Now that Audrey is 2 months old, she is due for her first set of immunizations. I have always made Ammon hold Hyrum for his shots. I don't even go into the room. But today I gritted my teeth and took my responsibility as a parent. I took Audrey to the Health Department and held her on my lap as she got three shots in her little legs.
I did close my eyes.
Of course she cried a lot. (Thankfully not as much as Hyrum--he broke several blood vessels in his face because he cried so hard after getting his 2 month shots.)
Sometimes being a parent really isn't fun at all.
5 comments:
i remember getting shots in my legs for kindergarten and i lay on the couch all day afterward. it made me sick? or just sore? i don't remember, but someone had to carry me. how sad. who invented shots, anyway? why not just sit the kids in a room full of inoculating gasses or something?

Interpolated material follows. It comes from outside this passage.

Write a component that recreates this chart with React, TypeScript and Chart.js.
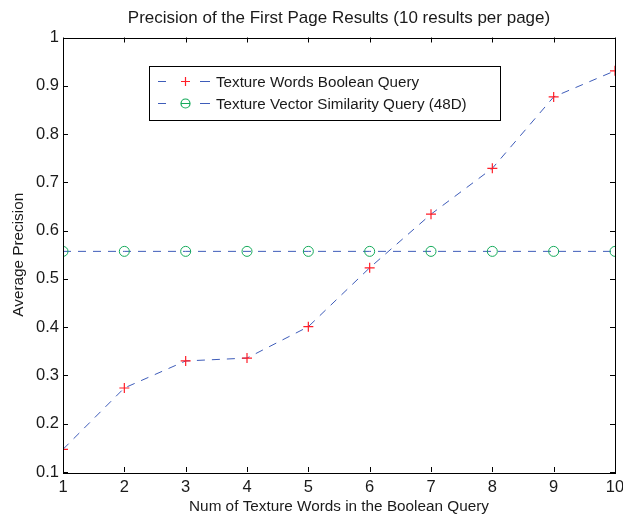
import React, { useEffect, useRef } from "react";
import { Chart, registerables } from "chart.js";

Chart.register(...registerables);

const xValues = [1, 2, 3, 4, 5, 6, 7, 8, 9, 10];
const booleanQuery = [0.147, 0.274, 0.33, 0.336, 0.401, 0.523, 0.634, 0.729, 0.877, 0.931];
const vectorQuery = [0.557, 0.557, 0.557, 0.557, 0.557, 0.557, 0.557, 0.557, 0.557, 0.557];
const yTickLabels = ["0.1", "0.2", "0.3", "0.4", "0.5", "0.6", "0.7", "0.8", "0.9", "1"];
const seriesNames = ["Texture Words Boolean Query", "Texture Vector Similarity Query (48D)"];
const titleText = "Precision of the First Page Results (10 results per page)";
const xTitle = "Num of Texture Words in the Boolean Query";
const yTitle = "Average Precision";

const FONT = "'Liberation Sans', Arial, sans-serif";
const TEXT = "#1a1a1a";
const BLUE = "rgb(62,92,185)";
const RED = "rgb(255,30,40)";
const GREEN = "rgb(20,170,90)";

const frame = {
  id: "matlabFrame",
  afterDraw(chart: any) {
    const { ctx, chartArea } = chart;
    const xs = chart.scales.x;
    const ys = chart.scales.y;
    ctx.save();
    ctx.setLineDash([]);

    // title centred over the plot area
    ctx.fillStyle = TEXT;
    ctx.font = `17px ${FONT}`;
    ctx.textAlign = "center";
    ctx.textBaseline = "middle";
    ctx.fillText(titleText, (chartArea.left + chartArea.right) / 2, 18.5);

    ctx.strokeStyle = "#000";
    ctx.lineWidth = 1;
    ctx.strokeRect(Math.round(chartArea.left) + 0.5, Math.round(chartArea.top) + 0.5,
      Math.round(chartArea.right - chartArea.left), Math.round(chartArea.bottom - chartArea.top));
    const tl = 5;
    ctx.beginPath();
    xValues.forEach((v) => {
      const px = Math.round(xs.getPixelForValue(v)) + 0.5;
      ctx.moveTo(px, chartArea.bottom);
      ctx.lineTo(px, chartArea.bottom - tl);
      ctx.moveTo(px, chartArea.top);
      ctx.lineTo(px, chartArea.top + tl);
    });
    yTickLabels.forEach((l) => {
      const py = Math.round(ys.getPixelForValue(parseFloat(l))) + 0.5;
      ctx.moveTo(chartArea.left, py);
      ctx.lineTo(chartArea.left + tl, py);
      ctx.moveTo(chartArea.right, py);
      ctx.lineTo(chartArea.right - tl, py);
    });
    ctx.stroke();

    // legend box
    const bx = 149.5, by = 66.5, bw = 351, bh = 54;
    ctx.fillStyle = "#fff";
    ctx.fillRect(bx, by, bw, bh);
    ctx.strokeStyle = "#000";
    ctx.strokeRect(bx, by, bw, bh);
    const rows = [81.5, 103.5];
    rows.forEach((ry, i) => {
      ctx.strokeStyle = BLUE;
      ctx.lineWidth = 1.2;
      ctx.beginPath();
      ctx.moveTo(158, ry); ctx.lineTo(166, ry);
      ctx.moveTo(200, ry); ctx.lineTo(210, ry);
      ctx.stroke();
      const mx = 185.5;
      if (i === 0) {
        ctx.strokeStyle = RED;
        ctx.beginPath();
        ctx.moveTo(mx - 4.5, ry); ctx.lineTo(mx + 4.5, ry);
        ctx.moveTo(mx, ry - 4.5); ctx.lineTo(mx, ry + 4.5);
        ctx.stroke();
      } else {
        ctx.strokeStyle = GREEN;
        ctx.beginPath();
        ctx.arc(mx, ry, 4.5, 0, Math.PI * 2);
        ctx.moveTo(mx - 4.5, ry); ctx.lineTo(mx + 4.5, ry);
        ctx.stroke();
      }
      ctx.fillStyle = TEXT;
      ctx.font = `15.2px ${FONT}`;
      ctx.textBaseline = "middle";
      ctx.textAlign = "left";
      ctx.fillText(seriesNames[i], 216, ry + 1);
    });
    ctx.restore();
  },
};

export default function App() {
  const ref = useRef<HTMLCanvasElement | null>(null);
  useEffect(() => {
    document.body.style.margin = "0";
    const canvas = ref.current!;
    const chart = new Chart(canvas, {
      type: "line",
      data: {
        datasets: [
          {
            label: seriesNames[0],
            data: xValues.map((x, i) => ({ x, y: booleanQuery[i] })),
            borderColor: BLUE,
            borderWidth: 1,
            borderDash: [8, 7],
            pointStyle: "cross",
            pointRadius: 5,
            pointBorderColor: RED,
            pointBorderWidth: 1.2,
            pointBackgroundColor: RED,
            fill: false,
            tension: 0,
          },
          {
            label: seriesNames[1],
            data: xValues.map((x, i) => ({ x, y: vectorQuery[i] })),
            borderColor: BLUE,
            borderWidth: 1,
            borderDash: [8, 7],
            pointStyle: "circle",
            pointRadius: 5,
            pointBorderColor: GREEN,
            pointBorderWidth: 1,
            pointBackgroundColor: "rgba(0,0,0,0)",
            fill: false,
            tension: 0,
          },
        ],
      },
      plugins: [frame],
      options: {
        animation: false,
        responsive: false,
        maintainAspectRatio: false,
        layout: { padding: { left: 0, right: 8, top: 37.5, bottom: 0 } },
        plugins: {
          legend: { display: false },
          tooltip: { enabled: false },
          title: { display: false },
        },
        scales: {
          x: {
            type: "linear",
            min: 1,
            max: 10,
            border: { display: false },
            grid: { display: false, drawTicks: false },
            ticks: {
              stepSize: 1,
              color: TEXT,
              font: { family: FONT, size: 16.5 },
              padding: 6,
              maxRotation: 0,
            },
            title: {
              display: true,
              text: xTitle,
              color: TEXT,
              font: { family: FONT, size: 15.3 },
              padding: { top: 0, bottom: 0 },
            },
            afterFit: (s: any) => { s.height = 44; s.paddingLeft = 0; s.paddingRight = 0; },
          },
          y: {
            type: "linear",
            min: 0.1,
            max: 1,
            border: { display: false },
            grid: { display: false, drawTicks: false },
            ticks: {
              stepSize: 0.1,
              color: TEXT,
              font: { family: FONT, size: 16.5 },
              padding: 4,
              callback: (_v: any, i: number) => yTickLabels[i],
            },
            title: {
              display: true,
              text: yTitle,
              color: TEXT,
              font: { family: FONT, size: 15.3 },
              padding: { top: 10, bottom: 0 },
            },
            afterFit: (s: any) => { s.width = 63; s.paddingTop = 0; s.paddingBottom = 0; },
          },
        },
      },
    });
    return () => chart.destroy();
  }, []);
  return <canvas ref={ref} width={623} height={516} style={{ display: "block" }} />;
}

Good job! It was hard for me at first, but honestly neither of my kids really cried much. A few whimpers and then they were fine. Hopefully Audrey will be like that. The worst thing was when we accidentally walked in when Banks was getting circumcised. Holy smokes. I had to leave for that one and I have a pretty strong stomach. It really made me wonder why it is still the socially acceptable thing (here anyway) because it is seriously barbarian. Too late now.
It is so hard to watch our babies cry! Dawson wasn't circumcised until he was 3 weeks old because of some blood testing and just getting him dressed to go to the doctors office brought me to tears. When we got there I wasn't sure if I would stay in the room with Dave but they thought that it would be comforting if I held his hand. While they were doing it he looked over at me and had little tears running down his checks. Somehow I was able to be strong and just smile at him and tell him it would be okay. No tears from me at the doctors office :) After that shots have been quite easy. The more you do it the easier it will become!
I don't think I'll be as strong as you guys when I have kids. I felt tears coming to my eyes just reading about your stories. I think I'll be crying right along with my kids. Guess I'll have to toughen up!
Good job Abby! I really don't know how i'll be able to do it when i'm a mom! I'll just call you to get some courage.